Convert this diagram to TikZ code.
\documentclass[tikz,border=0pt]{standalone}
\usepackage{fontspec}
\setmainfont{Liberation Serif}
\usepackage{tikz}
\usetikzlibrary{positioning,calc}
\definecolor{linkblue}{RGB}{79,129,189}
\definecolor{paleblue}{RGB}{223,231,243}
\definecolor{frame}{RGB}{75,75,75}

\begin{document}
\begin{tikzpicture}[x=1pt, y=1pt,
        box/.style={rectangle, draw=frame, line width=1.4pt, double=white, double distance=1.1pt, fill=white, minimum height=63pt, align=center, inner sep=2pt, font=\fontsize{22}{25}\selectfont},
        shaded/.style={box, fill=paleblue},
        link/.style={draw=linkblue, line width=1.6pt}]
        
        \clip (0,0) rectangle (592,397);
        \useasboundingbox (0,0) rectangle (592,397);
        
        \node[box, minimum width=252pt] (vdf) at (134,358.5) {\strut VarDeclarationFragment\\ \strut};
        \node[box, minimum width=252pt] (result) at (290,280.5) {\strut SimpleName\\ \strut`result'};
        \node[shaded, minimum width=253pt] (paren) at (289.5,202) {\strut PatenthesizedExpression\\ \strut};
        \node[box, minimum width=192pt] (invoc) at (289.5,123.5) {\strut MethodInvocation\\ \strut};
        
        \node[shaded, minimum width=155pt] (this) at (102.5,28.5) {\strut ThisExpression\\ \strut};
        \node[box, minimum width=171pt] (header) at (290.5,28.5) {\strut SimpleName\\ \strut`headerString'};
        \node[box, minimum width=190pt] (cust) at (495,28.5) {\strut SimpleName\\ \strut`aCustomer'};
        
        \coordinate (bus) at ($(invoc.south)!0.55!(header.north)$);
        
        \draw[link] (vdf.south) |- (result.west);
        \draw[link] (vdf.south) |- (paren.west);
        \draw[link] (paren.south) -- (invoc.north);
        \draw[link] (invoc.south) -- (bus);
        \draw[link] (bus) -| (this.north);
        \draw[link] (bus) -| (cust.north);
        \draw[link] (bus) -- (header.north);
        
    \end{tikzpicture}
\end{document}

OBJECTIVE: Take the listing above and write it out again exactly.

REPLY:
Convert this diagram to TikZ code.
\documentclass[tikz,border=0pt]{standalone}
\usepackage{fontspec}
\setmainfont{Liberation Serif}
\usepackage{tikz}
\usetikzlibrary{positioning,calc}
\definecolor{linkblue}{RGB}{79,129,189}
\definecolor{paleblue}{RGB}{223,231,243}
\definecolor{frame}{RGB}{75,75,75}

\begin{document}
\begin{tikzpicture}[x=1pt, y=1pt,
        box/.style={rectangle, draw=frame, line width=1.4pt, double=white, double distance=1.1pt, fill=white, minimum height=63pt, align=center, inner sep=2pt, font=\fontsize{22}{25}\selectfont},
        shaded/.style={box, fill=paleblue},
        link/.style={draw=linkblue, line width=1.6pt}]
        
        \clip (0,0) rectangle (592,397);
        \useasboundingbox (0,0) rectangle (592,397);
        
        \node[box, minimum width=252pt] (vdf) at (134,358.5) {\strut VarDeclarationFragment\\ \strut};
        \node[box, minimum width=252pt] (result) at (290,280.5) {\strut SimpleName\\ \strut`result'};
        \node[shaded, minimum width=253pt] (paren) at (289.5,202) {\strut PatenthesizedExpression\\ \strut};
        \node[box, minimum width=192pt] (invoc) at (289.5,123.5) {\strut MethodInvocation\\ \strut};
        
        \node[shaded, minimum width=155pt] (this) at (102.5,28.5) {\strut ThisExpression\\ \strut};
        \node[box, minimum width=171pt] (header) at (290.5,28.5) {\strut SimpleName\\ \strut`headerString'};
        \node[box, minimum width=190pt] (cust) at (495,28.5) {\strut SimpleName\\ \strut`aCustomer'};
        
        \coordinate (bus) at ($(invoc.south)!0.55!(header.north)$);
        
        \draw[link] (vdf.south) |- (result.west);
        \draw[link] (vdf.south) |- (paren.west);
        \draw[link] (paren.south) -- (invoc.north);
        \draw[link] (invoc.south) -- (bus);
        \draw[link] (bus) -| (this.north);
        \draw[link] (bus) -| (cust.north);
        \draw[link] (bus) -- (header.north);
        
    \end{tikzpicture}
\end{document}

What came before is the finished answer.